# Work to complete:
Could you repeat, exactly as they stand, the lines between the one with "Recreate this image as a LaTeX" and the one with "(780,0) rectangle (836,387);", inclusive, minus the pictures?

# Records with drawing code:
__________________________________________________
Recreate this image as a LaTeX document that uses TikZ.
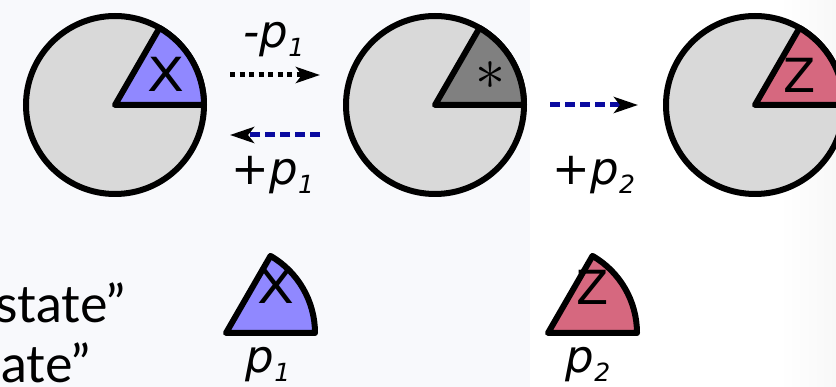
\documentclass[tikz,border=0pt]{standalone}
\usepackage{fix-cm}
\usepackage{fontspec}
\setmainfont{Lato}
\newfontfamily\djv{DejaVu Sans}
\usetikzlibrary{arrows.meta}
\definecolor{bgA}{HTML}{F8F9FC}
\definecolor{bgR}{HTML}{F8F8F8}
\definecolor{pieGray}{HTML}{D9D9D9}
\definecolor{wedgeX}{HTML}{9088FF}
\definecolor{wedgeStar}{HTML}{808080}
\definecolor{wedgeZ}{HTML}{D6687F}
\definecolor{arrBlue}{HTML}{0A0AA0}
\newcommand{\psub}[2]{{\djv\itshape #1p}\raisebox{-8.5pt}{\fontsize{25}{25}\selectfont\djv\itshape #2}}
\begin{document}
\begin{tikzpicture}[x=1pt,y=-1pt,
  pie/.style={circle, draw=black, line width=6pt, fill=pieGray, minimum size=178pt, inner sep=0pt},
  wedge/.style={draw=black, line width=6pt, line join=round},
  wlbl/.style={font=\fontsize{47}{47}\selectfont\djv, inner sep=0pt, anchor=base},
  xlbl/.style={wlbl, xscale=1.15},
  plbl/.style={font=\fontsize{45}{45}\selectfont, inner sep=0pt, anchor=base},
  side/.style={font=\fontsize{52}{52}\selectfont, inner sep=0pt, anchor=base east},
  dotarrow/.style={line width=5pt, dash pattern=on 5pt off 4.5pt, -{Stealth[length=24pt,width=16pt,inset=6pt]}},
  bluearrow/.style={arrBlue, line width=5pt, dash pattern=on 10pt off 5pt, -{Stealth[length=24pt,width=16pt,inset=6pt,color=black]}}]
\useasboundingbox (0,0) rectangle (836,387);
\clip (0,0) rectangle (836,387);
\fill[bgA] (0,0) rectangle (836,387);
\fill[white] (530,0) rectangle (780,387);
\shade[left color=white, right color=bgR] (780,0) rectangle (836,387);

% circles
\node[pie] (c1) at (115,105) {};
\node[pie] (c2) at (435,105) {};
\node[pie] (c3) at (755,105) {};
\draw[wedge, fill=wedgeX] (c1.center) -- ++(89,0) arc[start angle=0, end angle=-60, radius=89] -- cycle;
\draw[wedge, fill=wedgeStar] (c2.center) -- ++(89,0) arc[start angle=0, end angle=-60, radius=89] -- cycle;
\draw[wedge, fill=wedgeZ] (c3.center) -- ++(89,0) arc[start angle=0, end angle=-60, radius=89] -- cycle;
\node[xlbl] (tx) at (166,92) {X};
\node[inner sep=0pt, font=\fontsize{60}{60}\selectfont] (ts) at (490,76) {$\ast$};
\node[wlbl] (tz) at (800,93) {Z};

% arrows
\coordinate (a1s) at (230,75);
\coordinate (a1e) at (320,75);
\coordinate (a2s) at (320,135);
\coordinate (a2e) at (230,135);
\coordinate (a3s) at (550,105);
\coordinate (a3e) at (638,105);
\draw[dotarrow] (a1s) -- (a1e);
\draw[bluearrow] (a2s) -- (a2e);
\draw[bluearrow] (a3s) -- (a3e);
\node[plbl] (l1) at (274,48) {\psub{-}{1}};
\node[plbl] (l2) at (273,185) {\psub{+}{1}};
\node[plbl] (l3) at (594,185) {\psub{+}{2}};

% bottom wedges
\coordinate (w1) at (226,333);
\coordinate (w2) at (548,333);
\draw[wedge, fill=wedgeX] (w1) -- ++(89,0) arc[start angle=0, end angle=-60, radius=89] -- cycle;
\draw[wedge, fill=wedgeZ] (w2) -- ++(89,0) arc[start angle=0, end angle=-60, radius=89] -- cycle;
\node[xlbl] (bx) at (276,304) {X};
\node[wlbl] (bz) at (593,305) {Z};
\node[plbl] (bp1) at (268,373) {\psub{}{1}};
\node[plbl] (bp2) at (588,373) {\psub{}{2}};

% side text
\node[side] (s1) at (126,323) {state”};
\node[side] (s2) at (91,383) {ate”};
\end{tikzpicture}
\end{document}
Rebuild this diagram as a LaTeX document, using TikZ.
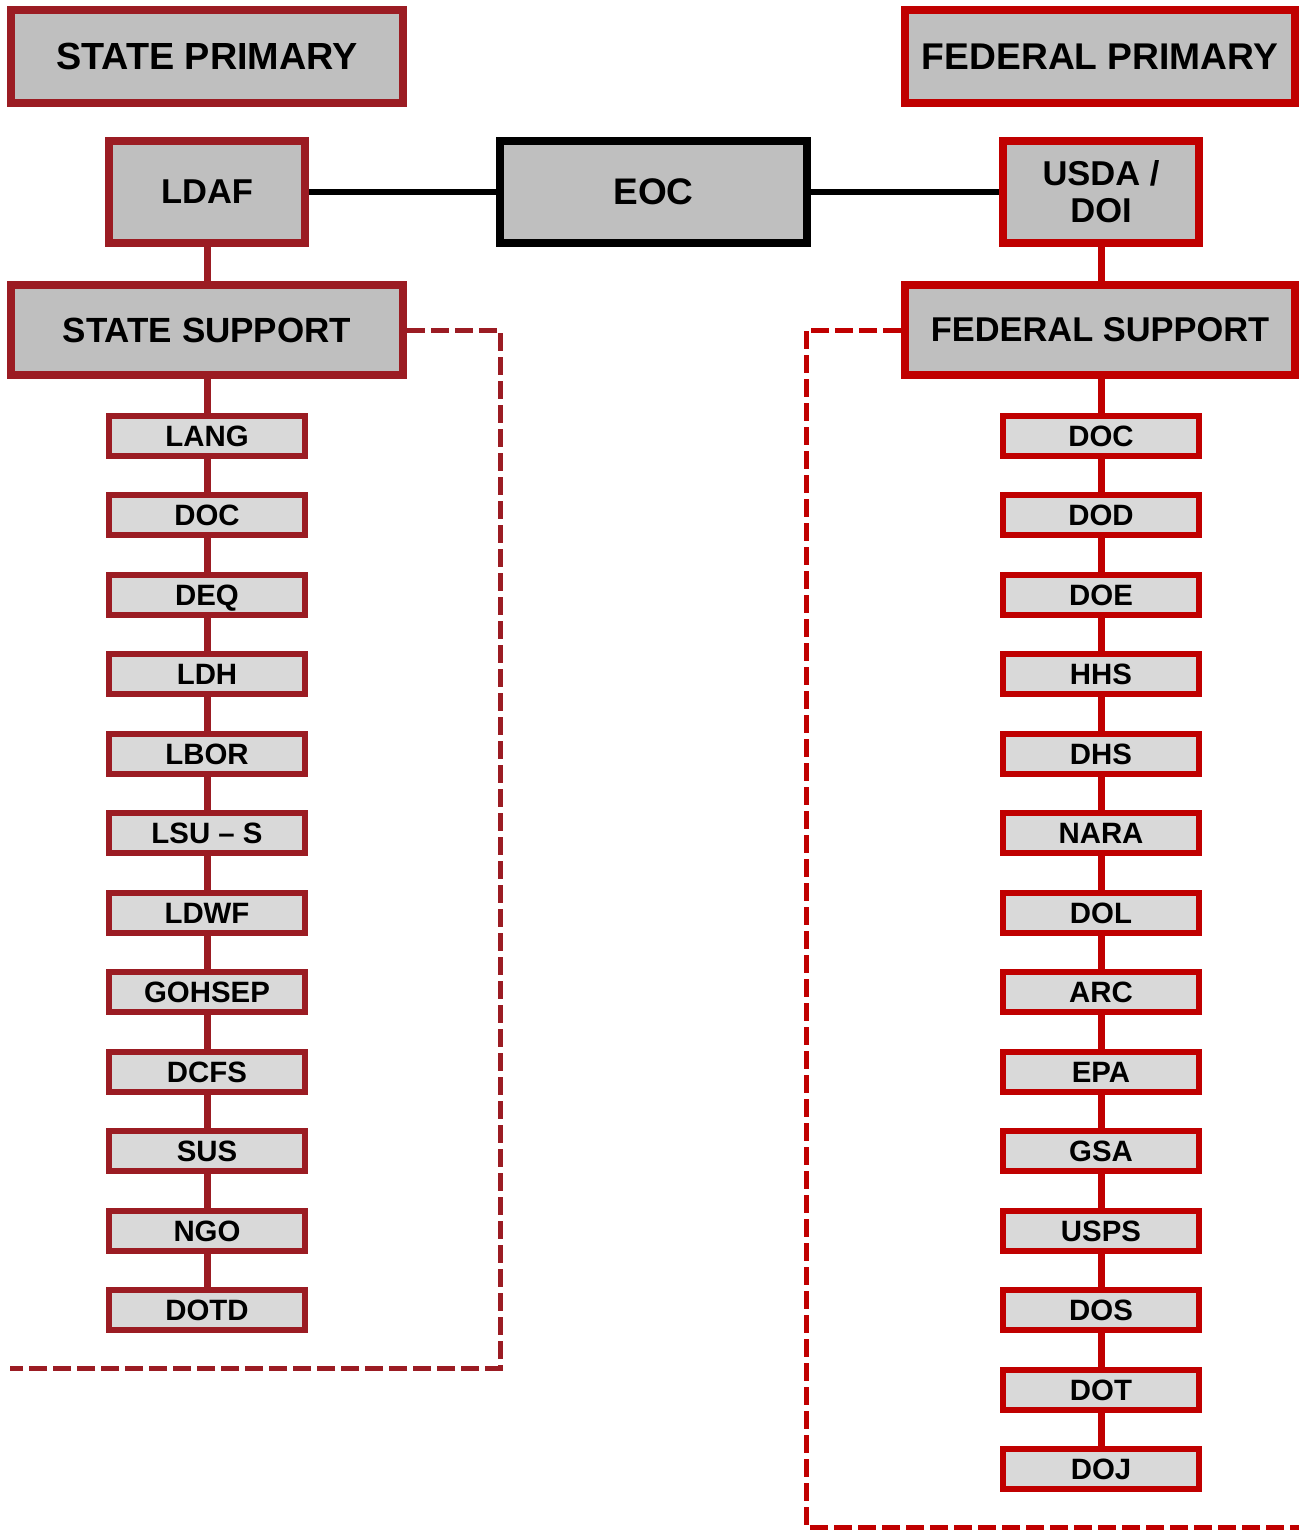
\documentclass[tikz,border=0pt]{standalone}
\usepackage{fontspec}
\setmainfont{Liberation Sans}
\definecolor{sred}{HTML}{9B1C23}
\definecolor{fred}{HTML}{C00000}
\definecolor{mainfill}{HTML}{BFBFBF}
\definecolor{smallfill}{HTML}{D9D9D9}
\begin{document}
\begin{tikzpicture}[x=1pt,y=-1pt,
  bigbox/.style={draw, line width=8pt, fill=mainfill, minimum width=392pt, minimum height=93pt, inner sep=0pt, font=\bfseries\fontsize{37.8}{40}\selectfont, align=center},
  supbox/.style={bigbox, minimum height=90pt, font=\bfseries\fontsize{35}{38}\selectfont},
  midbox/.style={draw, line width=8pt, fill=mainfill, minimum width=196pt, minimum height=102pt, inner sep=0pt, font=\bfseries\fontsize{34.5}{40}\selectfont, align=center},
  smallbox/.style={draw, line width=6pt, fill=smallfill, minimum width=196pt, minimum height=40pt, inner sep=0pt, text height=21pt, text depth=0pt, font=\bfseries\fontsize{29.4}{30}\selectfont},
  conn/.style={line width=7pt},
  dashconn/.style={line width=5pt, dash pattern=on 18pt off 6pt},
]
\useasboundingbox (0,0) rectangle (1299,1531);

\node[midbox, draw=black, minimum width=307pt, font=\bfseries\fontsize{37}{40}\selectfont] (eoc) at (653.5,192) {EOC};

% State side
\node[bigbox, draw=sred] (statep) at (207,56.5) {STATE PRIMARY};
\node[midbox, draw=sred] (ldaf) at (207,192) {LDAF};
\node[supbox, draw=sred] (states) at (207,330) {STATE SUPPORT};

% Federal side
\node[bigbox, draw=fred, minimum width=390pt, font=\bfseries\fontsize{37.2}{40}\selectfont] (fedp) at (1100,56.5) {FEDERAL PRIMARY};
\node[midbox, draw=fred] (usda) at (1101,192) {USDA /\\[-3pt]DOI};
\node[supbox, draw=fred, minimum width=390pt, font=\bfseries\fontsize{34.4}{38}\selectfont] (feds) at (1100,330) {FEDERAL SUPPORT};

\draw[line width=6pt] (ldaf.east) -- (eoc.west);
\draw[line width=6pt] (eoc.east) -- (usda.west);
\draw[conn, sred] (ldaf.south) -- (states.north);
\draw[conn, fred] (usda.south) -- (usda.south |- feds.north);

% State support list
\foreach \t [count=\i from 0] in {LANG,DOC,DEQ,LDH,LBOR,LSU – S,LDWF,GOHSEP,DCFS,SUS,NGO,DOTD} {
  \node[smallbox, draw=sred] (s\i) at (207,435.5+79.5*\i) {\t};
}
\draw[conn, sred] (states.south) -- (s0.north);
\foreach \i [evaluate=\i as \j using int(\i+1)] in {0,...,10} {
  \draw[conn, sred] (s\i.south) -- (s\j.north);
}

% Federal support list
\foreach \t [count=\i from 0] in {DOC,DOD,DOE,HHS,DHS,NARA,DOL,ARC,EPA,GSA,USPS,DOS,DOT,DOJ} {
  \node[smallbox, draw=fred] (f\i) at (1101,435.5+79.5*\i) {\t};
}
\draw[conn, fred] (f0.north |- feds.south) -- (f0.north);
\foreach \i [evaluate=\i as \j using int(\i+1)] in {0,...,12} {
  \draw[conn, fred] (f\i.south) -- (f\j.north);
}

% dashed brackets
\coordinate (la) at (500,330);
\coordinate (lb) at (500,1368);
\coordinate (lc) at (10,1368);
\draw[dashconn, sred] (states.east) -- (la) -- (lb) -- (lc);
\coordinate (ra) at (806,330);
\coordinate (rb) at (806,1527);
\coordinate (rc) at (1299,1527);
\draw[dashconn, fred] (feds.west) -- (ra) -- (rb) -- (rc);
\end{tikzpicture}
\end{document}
__________________________________________________
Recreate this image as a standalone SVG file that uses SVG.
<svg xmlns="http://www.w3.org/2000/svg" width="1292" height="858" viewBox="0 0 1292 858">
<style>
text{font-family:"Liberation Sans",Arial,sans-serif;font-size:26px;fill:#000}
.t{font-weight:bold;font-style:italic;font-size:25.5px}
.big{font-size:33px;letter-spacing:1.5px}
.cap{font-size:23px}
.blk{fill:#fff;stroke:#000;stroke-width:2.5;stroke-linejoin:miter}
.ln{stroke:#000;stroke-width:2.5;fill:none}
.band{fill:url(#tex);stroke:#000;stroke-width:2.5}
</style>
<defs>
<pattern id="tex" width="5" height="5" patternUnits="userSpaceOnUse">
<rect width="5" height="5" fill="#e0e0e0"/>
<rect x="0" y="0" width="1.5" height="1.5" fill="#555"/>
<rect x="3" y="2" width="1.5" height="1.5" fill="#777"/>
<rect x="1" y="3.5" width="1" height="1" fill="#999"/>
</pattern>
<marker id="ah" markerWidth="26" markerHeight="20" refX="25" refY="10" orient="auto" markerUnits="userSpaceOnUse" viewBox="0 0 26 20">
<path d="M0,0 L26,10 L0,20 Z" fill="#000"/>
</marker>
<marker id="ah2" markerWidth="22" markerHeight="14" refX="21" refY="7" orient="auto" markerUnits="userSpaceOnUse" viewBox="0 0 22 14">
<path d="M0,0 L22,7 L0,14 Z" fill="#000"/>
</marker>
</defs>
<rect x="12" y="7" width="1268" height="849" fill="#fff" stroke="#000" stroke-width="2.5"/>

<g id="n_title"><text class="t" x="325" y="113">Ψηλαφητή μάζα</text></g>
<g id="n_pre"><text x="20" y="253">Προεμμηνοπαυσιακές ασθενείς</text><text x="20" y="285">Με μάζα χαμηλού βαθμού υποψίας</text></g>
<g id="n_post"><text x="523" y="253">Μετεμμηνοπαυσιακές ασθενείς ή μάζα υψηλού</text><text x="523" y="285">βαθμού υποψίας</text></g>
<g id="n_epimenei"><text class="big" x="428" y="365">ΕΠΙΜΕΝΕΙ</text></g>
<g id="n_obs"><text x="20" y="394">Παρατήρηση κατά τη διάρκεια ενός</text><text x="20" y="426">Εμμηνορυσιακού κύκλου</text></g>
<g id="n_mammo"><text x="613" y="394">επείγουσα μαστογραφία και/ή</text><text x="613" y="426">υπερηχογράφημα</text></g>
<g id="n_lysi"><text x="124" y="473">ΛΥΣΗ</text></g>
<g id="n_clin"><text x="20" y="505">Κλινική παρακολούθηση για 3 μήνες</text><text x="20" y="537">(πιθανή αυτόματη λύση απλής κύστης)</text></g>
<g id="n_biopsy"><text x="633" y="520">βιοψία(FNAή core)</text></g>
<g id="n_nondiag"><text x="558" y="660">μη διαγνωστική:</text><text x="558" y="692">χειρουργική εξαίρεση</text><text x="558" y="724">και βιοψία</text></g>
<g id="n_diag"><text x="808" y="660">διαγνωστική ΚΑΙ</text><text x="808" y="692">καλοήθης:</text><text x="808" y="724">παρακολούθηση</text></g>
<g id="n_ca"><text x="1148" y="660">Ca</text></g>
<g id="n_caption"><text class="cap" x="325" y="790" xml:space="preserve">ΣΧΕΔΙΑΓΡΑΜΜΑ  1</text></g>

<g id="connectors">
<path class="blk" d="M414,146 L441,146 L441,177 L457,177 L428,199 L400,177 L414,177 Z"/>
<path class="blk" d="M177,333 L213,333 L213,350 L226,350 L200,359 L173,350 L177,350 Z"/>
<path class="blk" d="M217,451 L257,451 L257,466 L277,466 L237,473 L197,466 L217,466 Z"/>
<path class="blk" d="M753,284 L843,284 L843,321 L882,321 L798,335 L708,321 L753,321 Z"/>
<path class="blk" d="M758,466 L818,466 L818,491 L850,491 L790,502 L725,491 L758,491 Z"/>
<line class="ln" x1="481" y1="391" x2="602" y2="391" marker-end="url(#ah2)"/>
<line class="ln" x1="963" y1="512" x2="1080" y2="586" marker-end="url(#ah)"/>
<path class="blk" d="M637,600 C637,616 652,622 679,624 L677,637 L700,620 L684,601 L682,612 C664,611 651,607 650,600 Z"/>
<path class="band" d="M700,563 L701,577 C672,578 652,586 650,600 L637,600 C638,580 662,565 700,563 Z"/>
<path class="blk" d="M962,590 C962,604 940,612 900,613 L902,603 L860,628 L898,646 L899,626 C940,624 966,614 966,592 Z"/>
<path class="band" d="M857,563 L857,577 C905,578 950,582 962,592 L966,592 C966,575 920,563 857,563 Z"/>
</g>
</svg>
__________________________________________________
# Answer for this exercise:
Recreate this image as a LaTeX document that uses TikZ.
\documentclass[tikz,border=0pt]{standalone}
\usepackage{fix-cm}
\usepackage{fontspec}
\setmainfont{Lato}
\newfontfamily\djv{DejaVu Sans}
\usetikzlibrary{arrows.meta}
\definecolor{bgA}{HTML}{F8F9FC}
\definecolor{bgR}{HTML}{F8F8F8}
\definecolor{pieGray}{HTML}{D9D9D9}
\definecolor{wedgeX}{HTML}{9088FF}
\definecolor{wedgeStar}{HTML}{808080}
\definecolor{wedgeZ}{HTML}{D6687F}
\definecolor{arrBlue}{HTML}{0A0AA0}
\newcommand{\psub}[2]{{\djv\itshape #1p}\raisebox{-8.5pt}{\fontsize{25}{25}\selectfont\djv\itshape #2}}
\begin{document}
\begin{tikzpicture}[x=1pt,y=-1pt,
  pie/.style={circle, draw=black, line width=6pt, fill=pieGray, minimum size=178pt, inner sep=0pt},
  wedge/.style={draw=black, line width=6pt, line join=round},
  wlbl/.style={font=\fontsize{47}{47}\selectfont\djv, inner sep=0pt, anchor=base},
  xlbl/.style={wlbl, xscale=1.15},
  plbl/.style={font=\fontsize{45}{45}\selectfont, inner sep=0pt, anchor=base},
  side/.style={font=\fontsize{52}{52}\selectfont, inner sep=0pt, anchor=base east},
  dotarrow/.style={line width=5pt, dash pattern=on 5pt off 4.5pt, -{Stealth[length=24pt,width=16pt,inset=6pt]}},
  bluearrow/.style={arrBlue, line width=5pt, dash pattern=on 10pt off 5pt, -{Stealth[length=24pt,width=16pt,inset=6pt,color=black]}}]
\useasboundingbox (0,0) rectangle (836,387);
\clip (0,0) rectangle (836,387);
\fill[bgA] (0,0) rectangle (836,387);
\fill[white] (530,0) rectangle (780,387);
\shade[left color=white, right color=bgR] (780,0) rectangle (836,387);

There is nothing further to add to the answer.